WERD was the first radio station owned and operated by African-Americans. (WDIA in Memphis was on the air in 1948 doing black—or Negro as it was then called—programming, but the owners were not African American). Jesse B. Blayton Sr., an accountant, bank president, and Atlanta University professor, purchased WERD in 1949 for $50,000. He changed the station format to "black appeal" and hired his son Jesse Jr. as station manager. "Jockey" Jack Gibson was hired and by 1951 he was one of the most popular DJs in Atlanta. Ken Knight from Daytona Beach, Florida was also hired as the station's first Program Director when the station opened.

The station was housed in the Prince Hall Masonic Temple building on Auburn Avenue,  then one of the wealthiest black neighborhoods in the United States. Located in that same building was the headquarters of the Southern Christian Leadership Conference, formed in 1957, led by Martin Luther King Jr., and staffed by Ella Baker. According to Gibson, King would tap the ceiling of SCLC office (just below WERD) with a broomstick to signal he had an announcement to make.
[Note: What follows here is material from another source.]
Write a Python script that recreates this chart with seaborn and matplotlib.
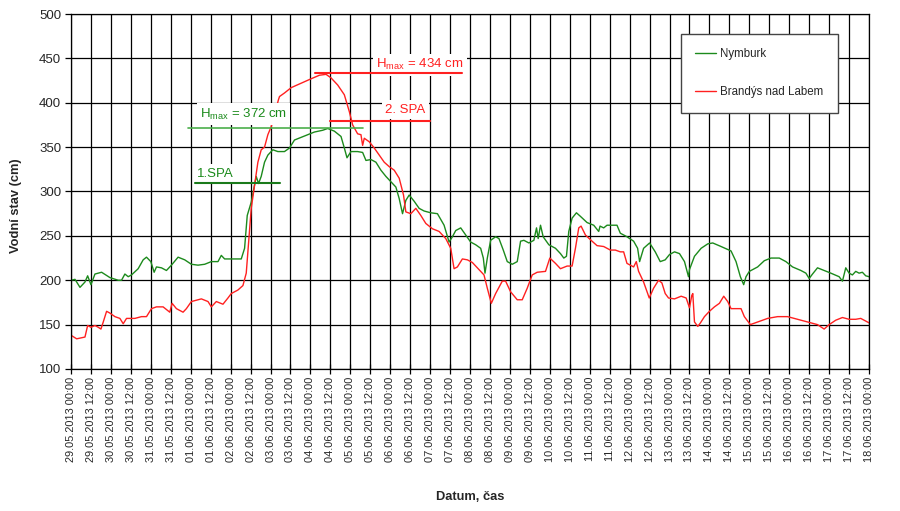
import numpy as np
import pandas as pd
import matplotlib
matplotlib.use("Agg")
import matplotlib.pyplot as plt
import matplotlib.dates as mdates
import seaborn as sns

# ---------------- data ----------------
start_time = "2013-05-29 00:00"
end_time = "2013-06-18 00:00"

nymburk_hours = [0, 2.4, 5.4, 8.4, 10, 12, 14.4, 18.4, 23.4, 28.4, 30.4, 32.4, 34.4, 36.4, 40.4,
                 43.4, 45.4, 48, 50, 51.4, 54.4, 57.4, 60.4, 64.4, 68.4, 72.4, 76.4, 80.4, 84.4,
                 88.4, 90.4, 92.4, 96.4, 102.4, 104.4, 106, 108.4, 110.4, 111.4, 112.8, 114.4,
                 116.4, 118.4, 121.4, 124.4, 128.4, 131.4, 134.4, 138.4, 142.4, 146.4, 151.4,
                 154.4, 158.4, 162.4, 164.4, 166, 168.4, 172.4, 175.4, 177.4, 180.4, 183.4, 186.4,
                 189.4, 192.4, 195.4, 197.4, 199.4, 201.4, 203.4, 206.4, 209.4, 212.4, 216.4,
                 220.4, 224.4, 227.4, 229.4, 231.4, 234.4, 237.4, 240.4, 243.4, 246.4, 248, 249,
                 250.4, 252.4, 255.4, 257.4, 260, 262.4, 265.4, 268.4, 270.4, 272.4, 275.4, 278.4,
                 280, 281, 282.4, 284, 287.4, 291.4, 294.4, 296.4, 298, 299.4, 301.4, 304, 306.4,
                 310.4, 314.4, 317.4, 318.2, 320.4, 322.4, 328.4, 330.4, 334.4, 338.4, 340.8, 342,
                 344.4, 348, 351.4, 354.4, 357.4, 360, 363, 366, 369, 371.4, 372, 375, 379, 383,
                 386, 391, 397, 400, 402.6, 404.6, 406, 408, 413, 417, 421, 426, 430, 434, 439,
                 442, 444, 446, 449, 453, 457, 462, 464, 466, 468, 470, 472, 474, 476, 478, 480]
nymburk_cm = [200, 201, 192, 198, 205, 195, 207, 209, 203, 200, 200, 207, 204, 206, 213,
              223, 226, 221, 209, 215, 214, 211, 217, 226, 223, 218, 217, 218, 221,
              221, 228, 224, 224, 224, 236, 273, 288, 307, 317, 309, 317,
              333, 341, 347, 345, 345, 349, 358, 361, 364, 367, 369,
              371, 368, 362, 349, 338, 345, 345, 344, 335, 336, 333, 324,
              317, 311, 305, 292, 275, 290, 296, 289, 281, 278, 276,
              275, 262, 243, 249, 256, 259, 251, 243, 240, 236, 225, 208,
              225, 245, 249, 247, 234, 221, 218, 221, 244, 245, 242, 245,
              259, 247, 262, 249, 240, 236, 230, 225, 227, 255, 270, 276, 272,
              265, 262, 255, 261, 259, 262, 262, 253, 249, 244, 236, 221,
              236, 242, 232, 221, 223, 229, 232, 230, 221, 204, 212, 227, 236, 241,
              242, 238, 233, 221, 204, 195, 204, 210, 215, 222, 225, 225, 221, 215, 211,
              208, 202, 207, 214, 211, 208, 204, 199, 214, 208, 206, 210, 208, 209, 205, 204]

brandys_hours = [0, 3.4, 8.4, 10, 12, 14.4, 16.4, 18, 19.4, 21.4, 23.4, 26.4, 29.4, 31.4, 33.4,
                 35.4, 38.4, 42.4, 45.4, 48.4, 51.4, 55.4, 59.4, 60.8, 63.4, 67.4, 69.4, 72.4,
                 78.4, 82.4, 84.4, 87.4, 91.4, 94.4, 96.4, 100.4, 103.4, 105.4, 107, 108.4, 110.4,
                 112.4, 114.4, 116.4, 118.4, 120.4, 122.4, 124.7, 125.4, 128.4, 132.4, 138.4,
                 144.4, 149.4, 153.4, 156.4, 160.4, 164.4, 167.4, 169.4, 172.4, 174.4, 175.4,
                 176.4, 179.4, 182.4, 185.4, 188.4, 191.4, 194.4, 197.4, 200, 201.4, 204.4, 207.4,
                 210.4, 213.4, 217.4, 221.4, 225.4, 228.4, 230.4, 232.4, 235.4, 238.4, 241.4,
                 244.4, 248.4, 250.4, 252.8, 255.4, 259.4, 261.4, 264.4, 268.4, 271.4, 274.4,
                 277.4, 280.4, 285.4, 288, 291.4, 294.4, 298.4, 301.4, 303.4, 305.4, 306.8, 309.4,
                 313.4, 316.4, 320.4, 324.4, 327.4, 330.4, 332.4, 334.4, 338.4, 340, 341.4, 344.4,
                 347.8, 350.4, 353.4, 355.4, 357.4, 359.4, 363, 367, 370, 372, 373.4, 374, 375,
                 377, 378.6, 381, 384, 387, 390, 392.6, 395, 397, 400, 403, 405, 408.6, 413, 419,
                 425, 431, 437, 443, 449, 453, 456, 460, 464, 468, 472, 475, 478, 480]
brandys_cm = [138, 134, 136, 149, 147, 149, 147, 145, 153, 165, 163, 159, 157, 151, 157,
              157, 157, 159, 159, 168, 170, 170, 164, 174, 168, 164, 168, 176,
              179, 176, 170, 176, 173, 180, 185, 189, 194, 208, 247, 281, 307,
              333, 347, 350, 364, 373, 386, 403, 407, 411, 417, 422,
              427, 431, 432, 428, 420, 409, 390, 375, 365, 364, 352,
              360, 356, 349, 341, 333, 328, 324, 315, 296, 277, 275, 281,
              273, 264, 258, 255, 247, 236, 213, 215, 224, 223, 220,
              214, 206, 191, 174, 185, 199, 199, 187, 178, 178, 191,
              206, 209, 210, 225, 219, 213, 216, 216, 236, 259, 261, 251,
              244, 239, 238, 234, 234, 232, 232, 219, 215, 221, 210, 198,
              180, 191, 200, 197, 185, 180, 179, 182, 180, 169, 183, 185, 153,
              148, 152, 159, 165, 170, 174, 182, 176, 168, 168, 168, 159, 150, 153, 157,
              159, 159, 156, 153, 150, 145, 150, 155, 158, 156, 156, 157, 154, 152]

series_names = ["Nymburk", "Brandýs nad Labem"]
series_colors = ["#1c8a1c", "#ff2020"]
y_ticks = [100, 150, 200, 250, 300, 350, 400, 450, 500]

ann_texts = ["1.SPA", r"H$_{\mathrm{max}}$ = 372 cm", r"H$_{\mathrm{max}}$ = 434 cm", "2. SPA"]
ann_levels = [310, 372, 433, 379]
ann_from_h = [74.6, 70.4, 146.8, 155.8]
ann_to_h = [125.7, 175.6, 235.2, 216.0]

# ---------------- build frame ----------------
t0 = pd.Timestamp(start_time)
df = pd.concat([
    pd.DataFrame({"time": t0 + pd.to_timedelta(nymburk_hours, unit="h"),
                  "stav": nymburk_cm, "station": series_names[0]}),
    pd.DataFrame({"time": t0 + pd.to_timedelta(brandys_hours, unit="h"),
                  "stav": brandys_cm, "station": series_names[1]}),
], ignore_index=True)

sns.set_theme(style="white")
plt.rcParams["font.family"] = ["Liberation Sans", "DejaVu Sans"]
plt.rcParams["mathtext.fontset"] = "custom"
plt.rcParams["mathtext.rm"] = "Liberation Sans"
plt.rcParams["mathtext.it"] = "Liberation Sans:italic"
plt.rcParams["mathtext.bf"] = "Liberation Sans:bold"

fig = plt.figure(figsize=(9, 5.11), dpi=100)
ax = fig.add_axes([0.0789, 0.2779, 0.8867, 0.6947])

sns.lineplot(data=df, x="time", y="stav", hue="station", hue_order=series_names,
             palette=dict(zip(series_names, series_colors)), linewidth=1.0, ax=ax,
             estimator=None, sort=False)

ax.set_xlim(pd.Timestamp(start_time), pd.Timestamp(end_time))
ax.set_ylim(y_ticks[0], y_ticks[-1])
ax.set_yticks(y_ticks)
ax.xaxis.set_major_locator(mdates.HourLocator(byhour=[0, 12]))
ax.xaxis.set_major_formatter(mdates.DateFormatter("%d.%m.%Y %H:%M"))
for lab in ax.get_xticklabels():
    lab.set_rotation(90)
ax.tick_params(axis="x", labelsize=7.9, direction="inout", length=7, width=0.9,
               color="black", pad=2, bottom=True)
ax.tick_params(axis="y", labelsize=9.5, direction="out", length=4, width=0.9,
               color="black", pad=3, left=True)
ax.grid(True, color="black", linewidth=0.9)
ax.set_axisbelow(True)
for sp in ax.spines.values():
    sp.set_color("black")
    sp.set_linewidth(0.9)

ax.set_ylabel("Vodní stav (cm)", fontsize=9.3, fontweight="bold")
ax.yaxis.set_label_coords(-0.062, 0.459)
ax.set_xlabel("Datum, čas", fontsize=9.3, fontweight="bold", labelpad=21)

# annotation lines
ann_colors = ["#1a7a1a", "#4caf4c", "#ff2020", "#ff2020"]
ann_lw = [1.5, 1.2, 1.5, 1.5]
for lvl, h0, h1, c, lw in zip(ann_levels, ann_from_h, ann_to_h, ann_colors, ann_lw):
    ax.plot([t0 + pd.Timedelta(hours=h0), t0 + pd.Timedelta(hours=h1)], [lvl, lvl],
            color=c, linewidth=lw, zorder=3)

# annotation texts (with white boxes)
txt_pos = [(75.8, 320), (77.6, 387), (183.5, 443), (188.9, 392)]
txt_col = ["#1a8a1a", "#1a8a1a", "#ff2020", "#ff2020"]
for s, (h, v), c in zip(ann_texts, txt_pos, txt_col):
    ax.text(t0 + pd.Timedelta(hours=h), v, s, color=c, fontsize=9.5, ha="left",
            va="center", zorder=2.5,
            bbox=dict(facecolor="white", edgecolor="none", pad=2.5))

leg = ax.legend(loc="upper right", bbox_to_anchor=(0.961, 0.944), frameon=True,
                fancybox=False, edgecolor="#444444", framealpha=1, fontsize=8.3,
                labelspacing=2.25, handlelength=1.8, handletextpad=0.35,
                borderpad=1.25, borderaxespad=0)
leg.get_frame().set_linewidth(1.0)
for line in leg.get_lines():
    line.set_linewidth(1.0)

fig.savefig("out.png", dpi=100, facecolor="white")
Gibson would then lower a microphone from the studio window to King at the window below.

Blayton sold the station in 1968. and in 1969 its call letters were changed to WXAP.

WAEC

The station briefly changed to country music in the late 1970s under new owner, Mike Sears, before becoming WAEC on December 3, 1978. The first station to play contemporary Christian music in Atlanta, its new call letters stood for "Atlanta's Electric Church".

Don Stone was hired as general manager a year later and changed the slogan to "Love 86". Stone built the station to be one of the most successful Christian stations in the country and created several publications for the station including the Atlanta Christian Business Directory and the Love 86 Express newspaper. Stone stayed at the station until 1994, when he departed to focus on publishing the Atlanta Christian Business Directory and The Love 86 Express, now Atlanta Christian Magazine.

Sears sold the station to Tampa-based Forus Communications in 1982, who sold the station 20 years later to Beasley Broadcasting.